I thought ESPN was in the category of too big to fail, or untouchable when it comes to stuff like this. When I first read of layoffs, I was stunned.
 
ESPN's financial performance was a big beneficiary of the growth of cable television, and the trend towards 'cord cutting' is now having an outsize impact on its current financial performance. ESPN does, and will continue to, bring in a lot of revenue, but it's going to be less than it was in the past. ESPN lived large on 'per capita' assessments from cable companies which allowed the network to realize revenue from a lot of people that could care less about sports. ESPN will have to develop and market a product that will sell on an a la carte basis. Serious sports fans will pay up for it, but there are only so many of them, so the free riding revenue that set financial records in the past will be hard to match going forward. The company is therefore making necessary adjustments.

Not to mention the sports landscape, broadcast wise, is becoming more fragmented. Now Fox and CBS have cable sports nets. Rather than those being able to command carriage fees like ESPN had, the pressure instead has been to re-allocate what ESPN was getting to more networks because people are only going to pay so much per month for cable.
 
Would it be smart for ESPN to merge their sister channels into the main channel and be better off.

ESPN's long-term contracts with pro and college sports entities would preclude that -- not enough room on one channel for all those live, must-carry events.
 
Would it be smart for ESPN to merge their sister channels into the main channel and be better off.

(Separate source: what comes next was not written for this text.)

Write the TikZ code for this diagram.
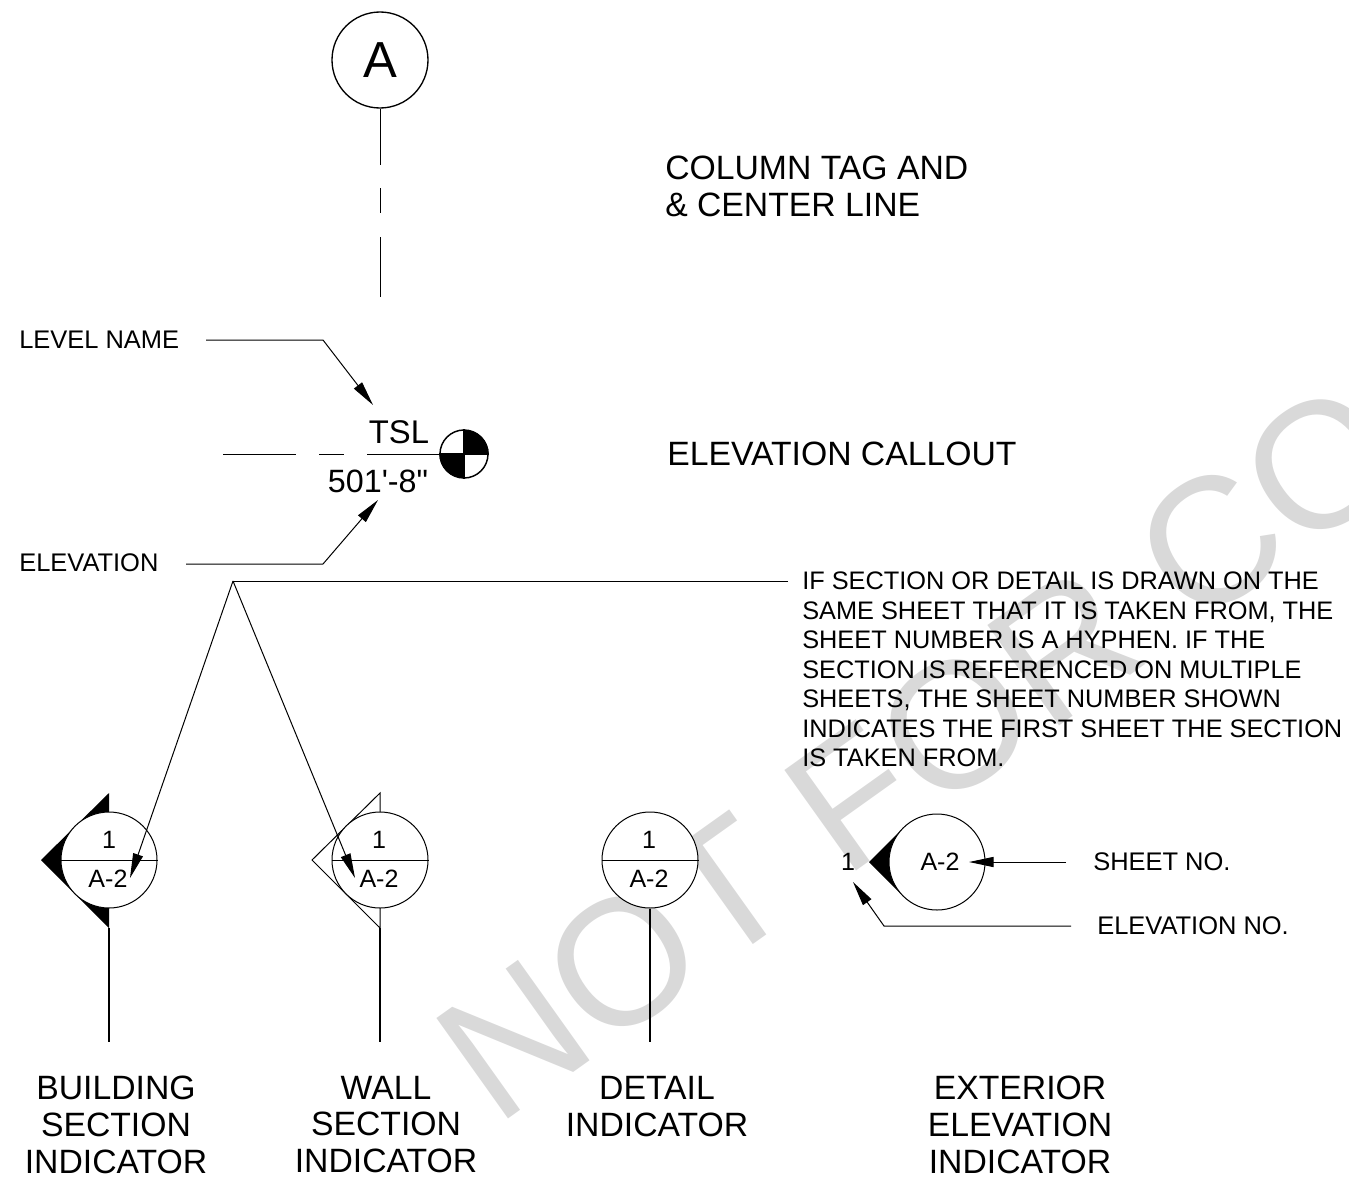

Uh, no. If they canned ESPNU or ESPN2 they would be unable to air a third of the games they are contracted to carry. Their college conferences and professional leagues would sue for breach of contract in a New York minute, and probably win big damages.
 
It might make sense for them to slim down their offerings, but they would need more than one to meet their commitments, as other posters have noted.
 
It might make sense for them to slim down their offerings, but they would need more than one to meet their commitments, as other posters have noted.

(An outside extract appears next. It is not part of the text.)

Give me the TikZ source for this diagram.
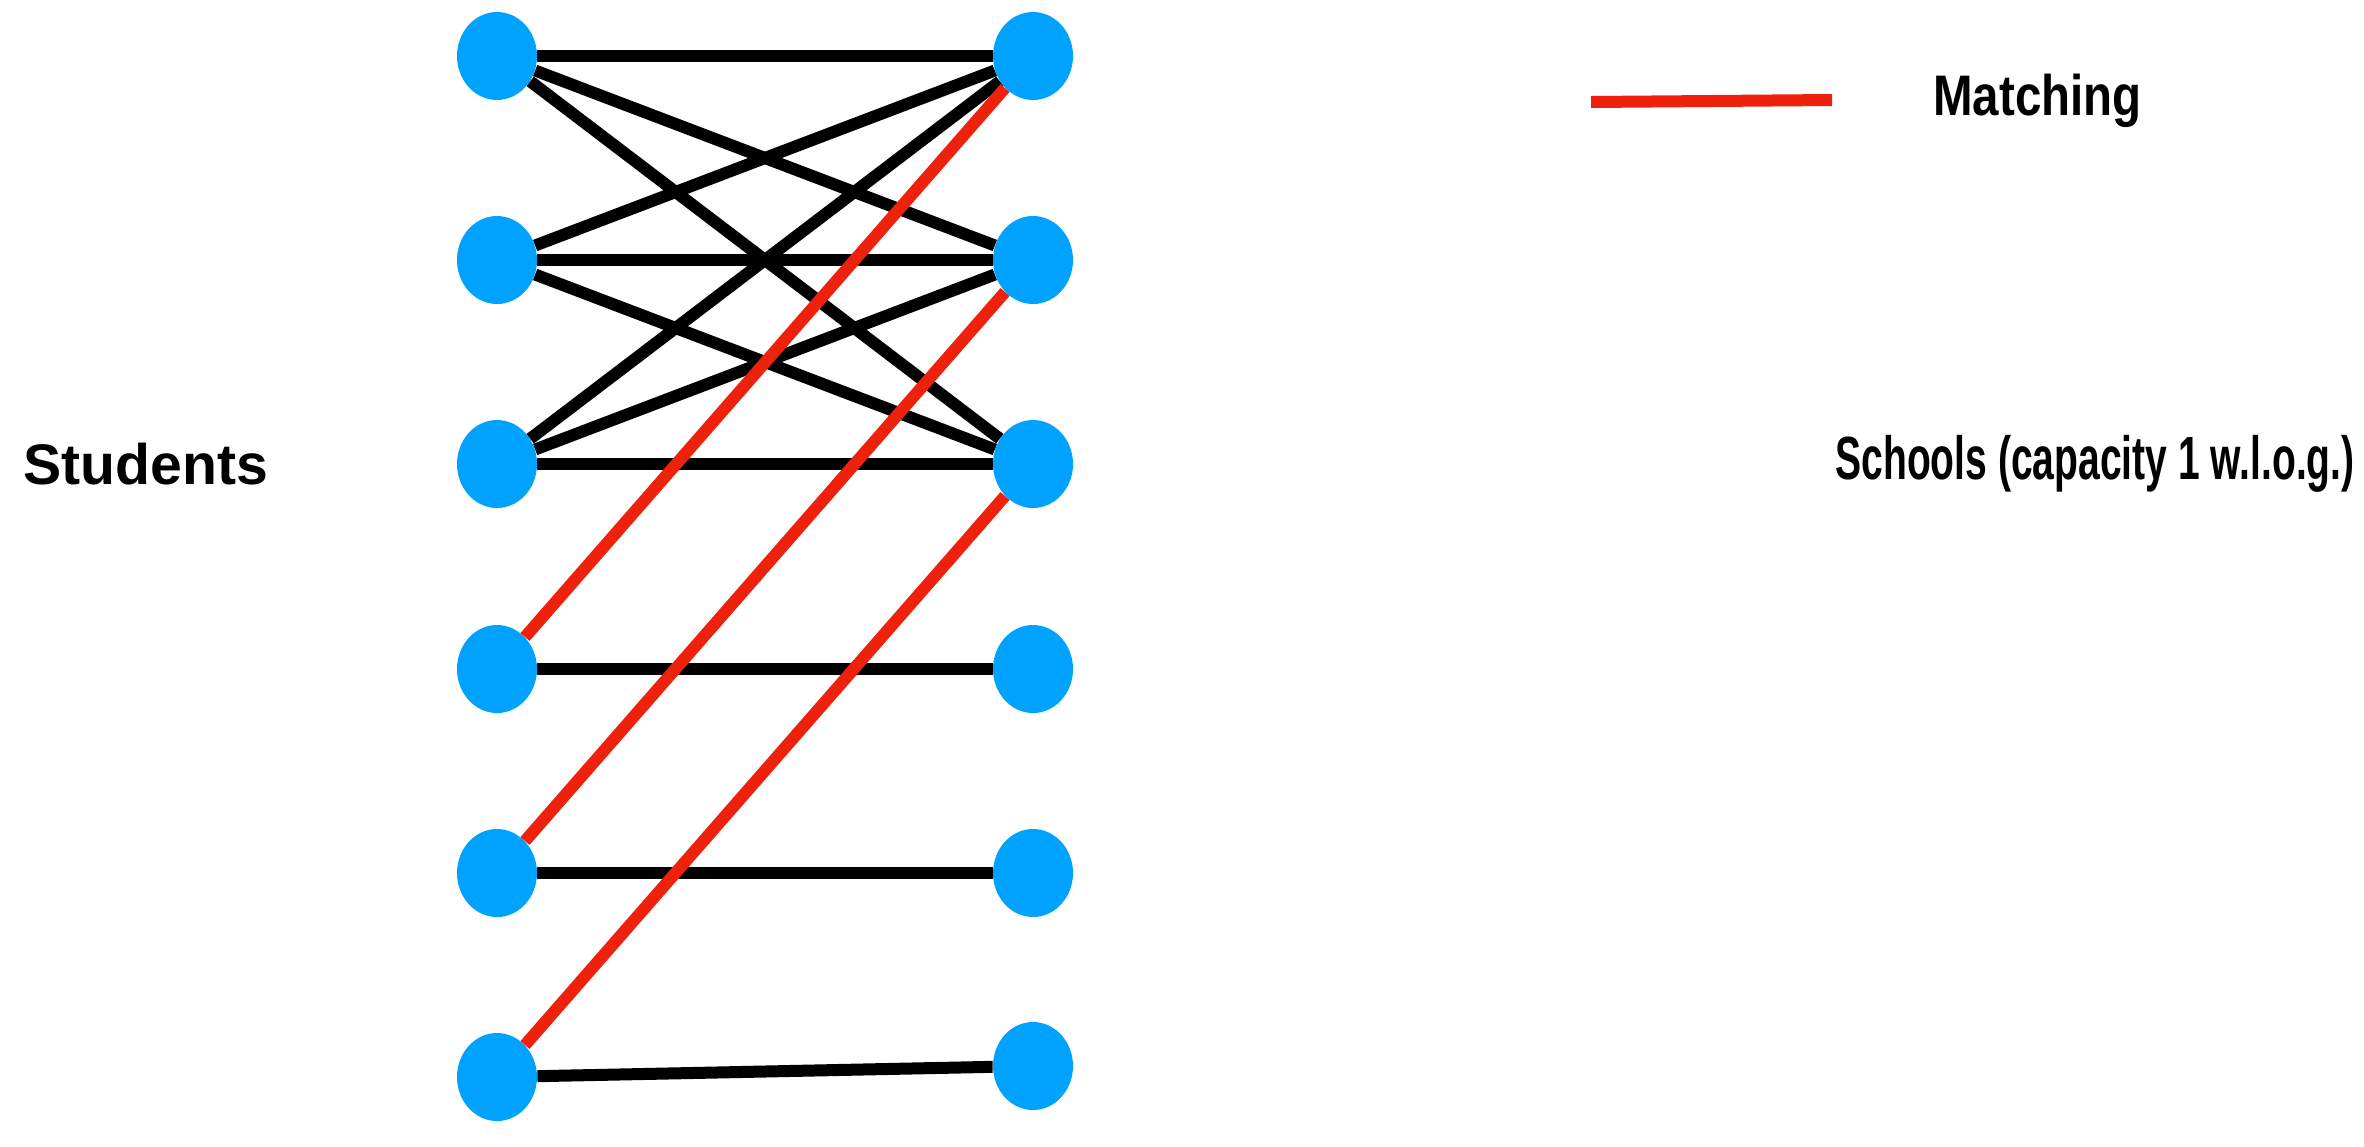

I suppose ESPN Classic and ESPNNews might be expendable, but even those channels occasionally get live games -- or at least their opening minutes -- when games on ESPN and ESPN2 run long.
 
Or maybe when the college contracts runs out they will merge those secondary channels.

ESPN is locked into a lot of deals, pro and college, well into the next decade. It will have to figure out how to deal with cord cutting and hope that the something-for-nothing mindset of the millennials toward media content shifts. That attitude is causing misery for many media organizations, from newspapers to magazines to TV networks to websites. The internet generation has gotten the idea that a monthly payment to an ISP ought to be the only money it has to shell out for content, as if all the websites available through the ISP are somehow getting their share of that monthly payment.

It's the same stupidity that causes them to object to commercials on cable channels "because I'm paying to watch them." Well, a small portion of what they pay the cable company does indeed go to the cable networks, but that money alone doesn't come close to supporting those networks' programming and operational costs. You tell them that and they roll their eyes.
 
BigA is correct, channels that primarily play prerecorded or archive content that ESPN already owns the rights to, are the least-cost channels to run.

Talent contracts, especially considering the number of them involved, are the low hanging fruit for potential cuts. The key is to parlay those savings back into tying up the various exclusive sports rights fees to ensure ESPN is the only place viewers, on line or cable, go for those sports. One doesn't need a panel of six pundits for every college football pregame and halftime.
 
One doesn't need a panel of six pundits for every college football pregame and halftime.


That's exactly right. It was interesting to watch how NBC Sportschannel is handling the Stanley Cups, with the same team doing all pre-game and halftime. Seems to me the NCAA basketball playoffs were done by basically the same pundits across all channels. Fox FS1 has been using the MLB Channel guys for the past two years.